New York Jets: Landry's Deal Secures Jets, as He Seeks to Prove He's 100 Percent

Barry BarnesContributor IIIMarch 29, 2012

ASHBURN, VA - CIRCA 2011: In this handout image provided by the NFL,  LaRon Landry of the Washington Redskins poses for his NFL headshot circa 2011 in Ashburn, Virginia. (Photo by NFL via Getty Images)
Handout/Getty Images

After a little over two years, former Washington Redskins’ safety LaRon Landry is finally healed and is ready to prove he’s better than ever—in New York.

The hard-hitting Landry signed a one-year deal with the Jets Mar. 19, which was announced by the team.  Landry’s recent injuries postponed his opportunity of being the league’s best strong safety.

Clearly, the Jets’ one-year deal with Landry has everything to do with his injury.  And the 27-year old safety is fine with that as he looks to prove that he’s back. 

Landry has been banged up for the past two seasons, as he sustained a left Achilles tendon injury in 2010.  The Achilles injury resurfaced towards the end of his 2011 campaign with the Redskins, after battling problems with his hamstring and groin during the beginning of that season. 

Landry played in only 17 games over the last two seasons, which was extremely difficult for the 6-foot, 220-pound safety from Louisiana who never missed a game due to any injury during his football-playing life.

“Injury prone? Until my Achilles injury, I’ve never missed a game because of an injury,” said Landry in a one-on-one conversation on Jan. 30, 2012 via phone. “The first time I missed a game because of an injury was when we (the Redskins) played against the Chargers (San Diego) in my third season in the NFL (2009).  Before then, I never missed a game, not in Pee Wee, not in high school, not in college. I don’t know where this injury prone thing came from.”

The relationship between the Redskins’ medical staff and Landry became toxic, as Washington’s staff wanted him to have surgery on his Achilles, knowing it would have taken him two years to heal and recover.  Landry did not want to go under the knife, especially after finding out there were other resources to resolve his Achilles’ injury. 

ST. LOUIS, MO - OCTOBER 02: LaRon Landry #30 of the Washington Redskins makes a tackle against the St. Louis Rams at the Edward Jones Dome on October 2, 2011 in St. Louis, Missouri.  The Washington Redskins beat the St. Louis Rams 17-10.  (Photo by Dilip
Dilip Vishwanat/Getty Images

In 2011, Landry had platelet-rich plasma treatments during the course of the offseason and the NFL lockout.  After aggravating his Achilles last season, Landry opted for a stem-cell treatment procedure called Biological Matrix, which allows the natural body to develop tissues through a healing process as the procedure repairs, reinforces and regenerates his body through medicine.

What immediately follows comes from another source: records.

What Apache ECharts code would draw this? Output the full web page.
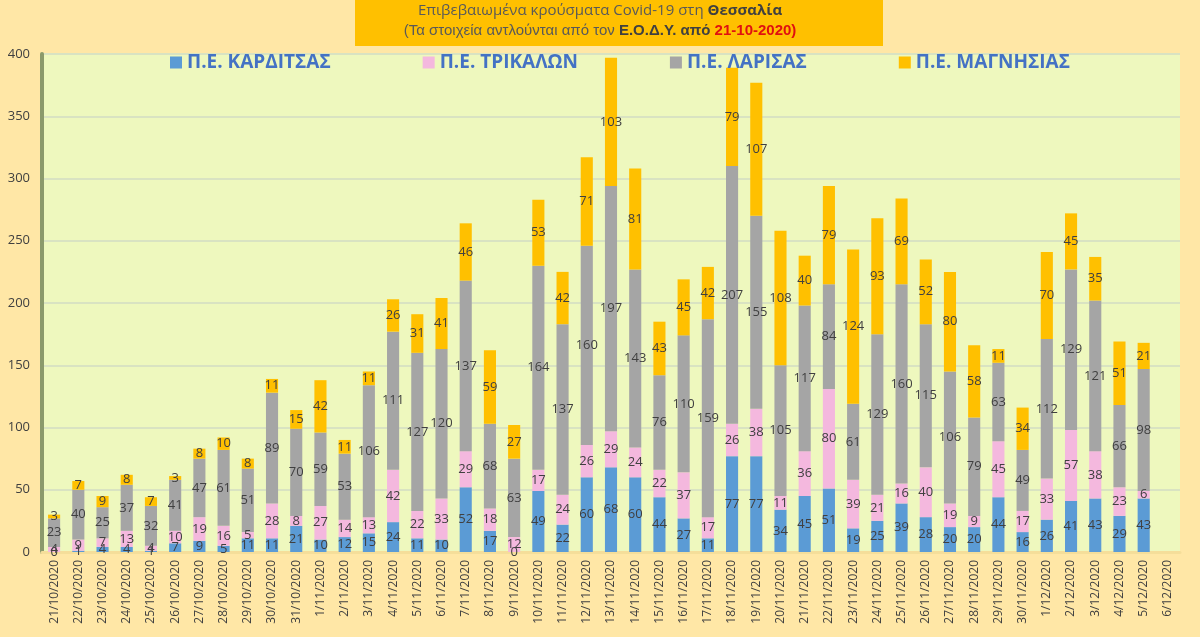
<!DOCTYPE html>
<html>
<head>
<meta charset="utf-8">
<script src="https://cdn.jsdelivr.net/npm/echarts@6/dist/echarts.min.js"></script>
<style>
  html, body { margin: 0; padding: 0; background: #FFE7A6; }
  #chart { width: 1200px; height: 637px; }
</style>
</head>
<body>
<div id="chart"></div>
<script>
const dates = ['21/10/2020','22/10/2020','23/10/2020','24/10/2020','25/10/2020','26/10/2020','27/10/2020','28/10/2020','29/10/2020','30/10/2020','31/10/2020',
  '1/11/2020','2/11/2020','3/11/2020','4/11/2020','5/11/2020','6/11/2020','7/11/2020','8/11/2020','9/11/2020','10/11/2020','11/11/2020','12/11/2020','13/11/2020','14/11/2020','15/11/2020','16/11/2020','17/11/2020','18/11/2020','19/11/2020','20/11/2020','21/11/2020','22/11/2020','23/11/2020','24/11/2020','25/11/2020','26/11/2020','27/11/2020','28/11/2020','29/11/2020','30/11/2020',
  '1/12/2020','2/12/2020','3/12/2020','4/12/2020','5/12/2020','6/12/2020']

const karditsa = [0,1,4,4,1,7,9,5,11,11,21,10,12,15,24,11,10,52,17,0,49,22,60,68,60,44,27,11,77,77,34,45,51,19,25,39,28,20,20,44,16,26,41,43,29,43,null]
const trikala  = [4,9,7,13,4,10,19,16,5,28,8,27,14,13,42,22,33,29,18,12,17,24,26,29,24,22,37,17,26,38,11,36,80,39,21,16,40,19,9,45,17,33,57,38,23,6,null]
const larisa   = [23,40,25,37,32,41,47,61,51,89,70,59,53,106,111,127,120,137,68,63,164,137,160,197,143,76,110,159,207,155,105,117,84,61,129,160,115,106,79,63,49,112,129,121,66,98,null]
const magnisia = [3,7,9,8,7,3,8,10,8,11,15,42,11,11,26,31,41,46,59,27,53,42,71,103,81,43,45,42,79,107,108,40,79,124,93,69,52,80,58,11,34,70,45,35,51,21,null]

const names = ['Π.Ε. ΚΑΡΔΙΤΣΑΣ', 'Π.Ε. ΤΡΙΚΑΛΩΝ', 'Π.Ε. ΛΑΡΙΣΑΣ', 'Π.Ε. ΜΑΓΝΗΣΙΑΣ']
const colors = ['#5B9BD5', '#F4B8DE', '#A5A5A5', '#FFC000']
const values = [karditsa, trikala, larisa, magnisia]

const chart = echarts.init(document.getElementById('chart'))

const series = values.map((d, i) => ({
  name: names[i],
  type: 'bar',
  stack: 'total',
  barWidth: '50%',
  data: d,
  itemStyle: { color: colors[i] },
  label: {
    show: true,
    position: 'inside',
    color: '#404040',
    fontSize: 13,
    fontFamily: 'Open Sans'
  }
}))

chart.setOption({
  backgroundColor: '#FFE7A6',
  textStyle: { fontFamily: 'Open Sans' },
  graphic: [
    { type: 'rect', left: 355, top: 0, shape: { width: 528, height: 46 }, style: { fill: '#FFC000' } },
    { type: 'text', left: 'center', top: 3, style: {
      text: '{n|Επιβεβαιωμένα κρούσματα Covid-19 στη }{b|Θεσσαλία}',
      rich: { n: { fontSize: 15, fill: '#595959', fontFamily: 'Open Sans' }, b: { fontSize: 15, fill: '#404040', fontWeight: 'bold', fontFamily: 'Open Sans' } }
    } },
    { type: 'text', left: 'center', top: 23, style: {
      text: '{n|(Τα στοιχεία αντλούνται από τον }{b|Ε.Ο.Δ.Υ. από }{r|21-10-2020)}',
      rich: { n: { fontSize: 15, fill: '#595959' }, b: { fontSize: 15, fill: '#404040', fontWeight: 'bold' }, r: { fontSize: 15, fill: '#E01010', fontWeight: 'bold' } }
    } },
    { type: 'rect', left: 65, top: 160, shape: { width: 317, height: 45 }, style: { fill: '#111111' } },
    { type: 'text', left: 82, top: 163, style: { text: 'KarditsaLive.Net', fontSize: 22, fill: '#E02020', fontStyle: 'italic', stroke: '#ffffff', lineWidth: 0.6 } },
    { type: 'text', left: 72, top: 191, style: { text: 'Ηλεκτρονική πύλη ενημέρωσης Καρδίτσας', fontSize: 10, fill: '#ffffff', fontWeight: 'bold' } }
  ],
  legend: {
    top: 48,
    left: 165,
    itemGap: 92,
    itemWidth: 12,
    itemHeight: 12,
    icon: 'rect',
    textStyle: { fontSize: 19, fontWeight: 'bold', color: '#4472C4', fontFamily: 'Liberation Sans Narrow, Open Sans' }
  },
  grid: { left: 42, right: 20, top: 54, bottom: 85, containLabel: false },
  xAxis: {
    type: 'category',
    data: dates,
    axisTick: { show: false },
    axisLine: { lineStyle: { color: '#F5DE9A', width: 3 } },
    axisLabel: { rotate: 90, fontSize: 12, color: '#404040', interval: 0 }
  },
  yAxis: {
    type: 'value',
    min: 0,
    max: 400,
    interval: 50,
    axisLine: { show: true, lineStyle: { color: '#8B9A6B', width: 4 } },
    axisLabel: { fontSize: 13, color: '#404040', margin: 12 },
    splitLine: { lineStyle: { color: '#D9E3C2', width: 2 } },
    splitArea: { show: true, areaStyle: { color: ['#EEF8BE', '#EEF8BE'] } }
  },
  series
})
</script>
</body>
</html>
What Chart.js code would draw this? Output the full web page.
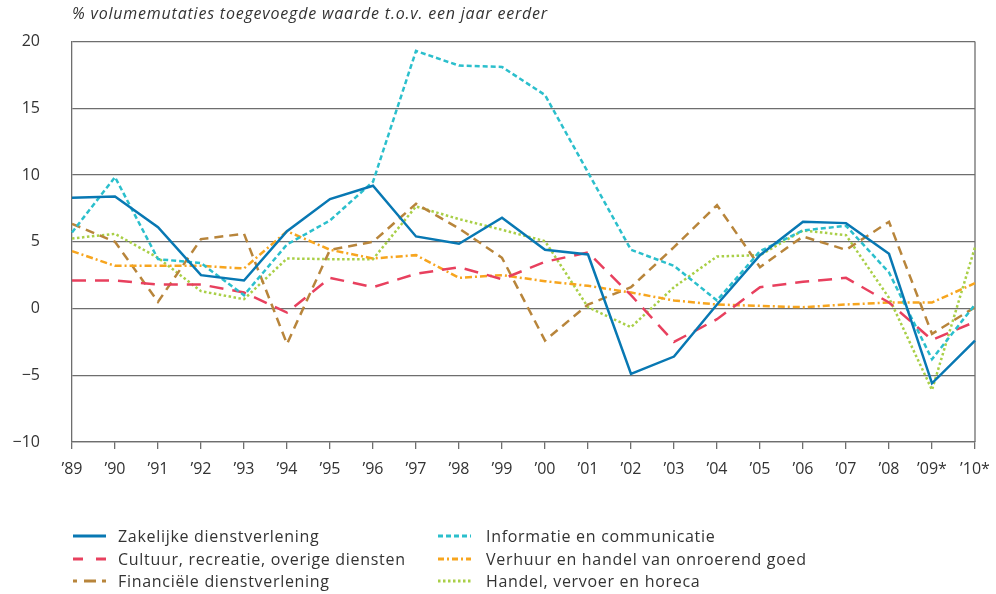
<!DOCTYPE html>
<html>
<head>
<meta charset="utf-8">
<script src="https://cdn.jsdelivr.net/npm/chart.js@4/dist/chart.umd.min.js"></script>
<style>
  body { margin: 0; background: #fff; font-family: "Open Sans", sans-serif; color: #333; }
  #wrap { position: relative; width: 996px; height: 594px; }
  #title { position: absolute; left: 72px; top: 2px; font-size: 16px; letter-spacing: 0.8px; font-style: italic; color: #333; }
  .legend { position: absolute; left: 0; top: 525px; }
  .item { position: absolute; height: 22px; line-height: 22px; font-size: 16px; letter-spacing: 0.7px; white-space: nowrap; }
  .item svg { position: absolute; top: 6px; left: 0; }
  .item span { position: absolute; }
</style>
</head>
<body>
<div id="wrap">
  <canvas id="chart" width="996" height="594"></canvas>
  <div id="title">% volumemutaties toegevoegde waarde t.o.v. een jaar eerder</div>
  <div class="legend" id="legend"></div>
</div>
<script>
const years = ['89', '90', '91', '92', '93', '94', '95', '96', '97', '98', '99',
  '00', '01', '02', '03', '04', '05', '06', '07', '08', '09*', '10*'];

const zakelijke = [8.3, 8.4, 6.1, 2.5, 2.1, 5.8, 8.2, 9.2, 5.4, 4.85, 6.8, 4.4, 4.05, -4.9, -3.6, 0.3, 4.0, 6.5, 6.4, 4.1, -5.6, -2.4];
const informatie = [5.7, 9.85, 3.7, 3.4, 1.0, 4.8, 6.6, 9.5, 19.3, 18.2, 18.1, 16.0, 10.2, 4.4, 3.2, 0.6, 4.3, 5.85, 6.2, 2.7, -3.8, 0.3];
const cultuur = [2.1, 2.1, 1.8, 1.8, 1.2, -0.3, 2.3, 1.6, 2.6, 3.1, 2.2, 3.5, 4.2, 1.0, -2.5, -0.8, 1.6, 2.0, 2.3, 0.45, -2.35, -1.0];
const financiele = [6.35, 5.0, 0.5, 5.2, 5.6, -2.65, 4.4, 5.0, 7.85, 6.0, 3.8, -2.4, 0.3, 1.6, 4.6, 7.75, 3.1, 5.4, 4.4, 6.5, -1.9, 0.1];
const verhuur = [4.3, 3.2, 3.2, 3.2, 3.0, 5.8, 4.4, 3.75, 4.0, 2.3, 2.5, 2.05, 1.7, 1.2, 0.6, 0.3, 0.2, 0.1, 0.3, 0.45, 0.45, 1.9];
const handel = [5.25, 5.6, 3.8, 1.3, 0.7, 3.75, 3.7, 3.7, 7.65, 6.7, 5.9, 5.05, 0.1, -1.4, 1.6, 3.9, 4.0, 5.85, 5.5, 0.8, -6.1, 4.6];

// dash = line pattern in the chart, key = pattern of the legend sample
const series = [
  { label: 'Zakelijke dienstverlening', data: zakelijke, color: '#0878b3', dash: [], key: 'none', col: 0, row: 0 },
  { label: 'Informatie en communicatie', data: informatie, color: '#2bbfcc', dash: [5, 3], key: '5,3', col: 1, row: 0 },
  { label: 'Cultuur, recreatie, overige diensten', data: cultuur, color: '#e8405e', dash: [14, 9], key: '10,13', col: 0, row: 1 },
  { label: 'Verhuur en handel van onroerend goed', data: verhuur, color: '#f7a51e', dash: [7, 3, 2, 3], key: '6,3,2,3', col: 1, row: 1 },
  { label: 'Financiële dienstverlening', data: financiele, color: '#b8853b', dash: [9, 6], key: '4,7,12,6,4', col: 0, row: 2 },
  { label: 'Handel, vervoer en horeca', data: handel, color: '#a9cf47', dash: [2.5, 2.5], key: '2.5,2.5', col: 1, row: 2 },
];

const gridColor = '#6e6e6e';

const rightBorder = {
  id: 'rightBorder',
  beforeDatasetsDraw(chart) {
    const { ctx, chartArea } = chart;
    ctx.save();
    ctx.strokeStyle = gridColor;
    ctx.lineWidth = 1.3;
    ctx.beginPath();
    ctx.moveTo(chartArea.right, chartArea.top);
    ctx.lineTo(chartArea.right, chartArea.bottom);
    ctx.stroke();
    ctx.restore();
  }
};

new Chart(document.getElementById('chart'), {
  type: 'line',
  data: {
    labels: years.map(y => '\u2019' + y),
    datasets: series.map(s => ({
      label: s.label,
      data: s.data,
      borderColor: s.color,
      backgroundColor: s.color,
      borderDash: s.dash,
      borderWidth: 2.5,
      pointRadius: 0,
      tension: 0,
      fill: false,
    })),
  },
  options: {
    responsive: false,
    animation: false,
    layout: { padding: { left: 0, right: 21, top: 40, bottom: 102 } },
    plugins: {
      legend: { display: false },
      tooltip: { enabled: false },
    },
    scales: {
      x: {
        offset: false,
        grid: { drawOnChartArea: false, drawTicks: true, tickLength: 7, color: gridColor, lineWidth: 1.3 },
        border: { display: true, color: gridColor, width: 1.3 },
        ticks: { color: '#333', font: { family: 'Open Sans', size: 16 }, padding: 11, maxRotation: 0, autoSkip: false },
        afterFit(scale) { scale.height = 50; scale.paddingLeft = 0; scale.paddingRight = 0; },
      },
      y: {
        min: -10,
        max: 20,
        grid: { drawTicks: false, color: gridColor, lineWidth: 1.3 },
        border: { display: true, color: gridColor, width: 1.3 },
        ticks: {
          stepSize: 5,
          color: '#333',
          font: { family: 'Open Sans', size: 16 },
          padding: 32,
          callback: v => (v < 0 ? '\u2212' + Math.abs(v) : String(v)),
        },
        afterFit(scale) { scale.width = 72; },
      },
    },
  },
  plugins: [rightBorder],
});

// legend in two columns
const legend = document.getElementById('legend');
series.forEach(s => {
  const item = document.createElement('div');
  item.className = 'item';
  item.style.left = (s.col === 0 ? 73 : 438) + 'px';
  item.style.top = (s.row * 22.5) + 'px';
  item.innerHTML =
    '<svg width="34" height="10"><line x1="0" y1="5" x2="33" y2="5" stroke="' + s.color +
    '" stroke-width="3" stroke-dasharray="' + s.key + '"/></svg>' +
    '<span style="left:' + (s.col === 0 ? 45 : 48) + 'px">' + s.label + '</span>';
  legend.appendChild(item);
});
</script>
</body>
</html>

Due to Landry's unwillingness to have surgery (as the Redskins suggested), Washington did not pay for the safety’s chosen procedure.  Landry decided to pay out of his pocket in order to get to the field quicker and be more effective.

Landry revealed in the conversation that he would be ready to go in March before free agency.  Reportedly, Landry’s deal is worth $4 million.

The blitz-happy Jets’ head coach Rex Ryan has a safety in Landry who is aggressive, physical and plays better around the line of scrimmage, which he prefers.  Landry will immediately improve the Jets' run defense. The LSU standout has six forced-fumbles and 5.5 sacks for his career.

With cornerbacks Darrelle Revis, Antonio Cromartie and Kyle Wilson, Landry’s addition would probably make the Jets’ secondary the best and most feared unit in the NFL.  In 64 games played, Landry has 383 tackles (291 solo) with countless lumber added in his love taps.

One thing that cannot be ignored is that the one-year deal is a safety investment for the Jets.  If Landry get injured again, especially if it’s his Achilles, there’s no loss.

What also cannot be ignored is Landry’s willingness to play the game he loves and when he displays his old form, a huge payday for the coming year will be recognized.


Barry Barnes is a featured columnist for Bleacher Report. Unless otherwise noted, all quotes were obtained first-hand.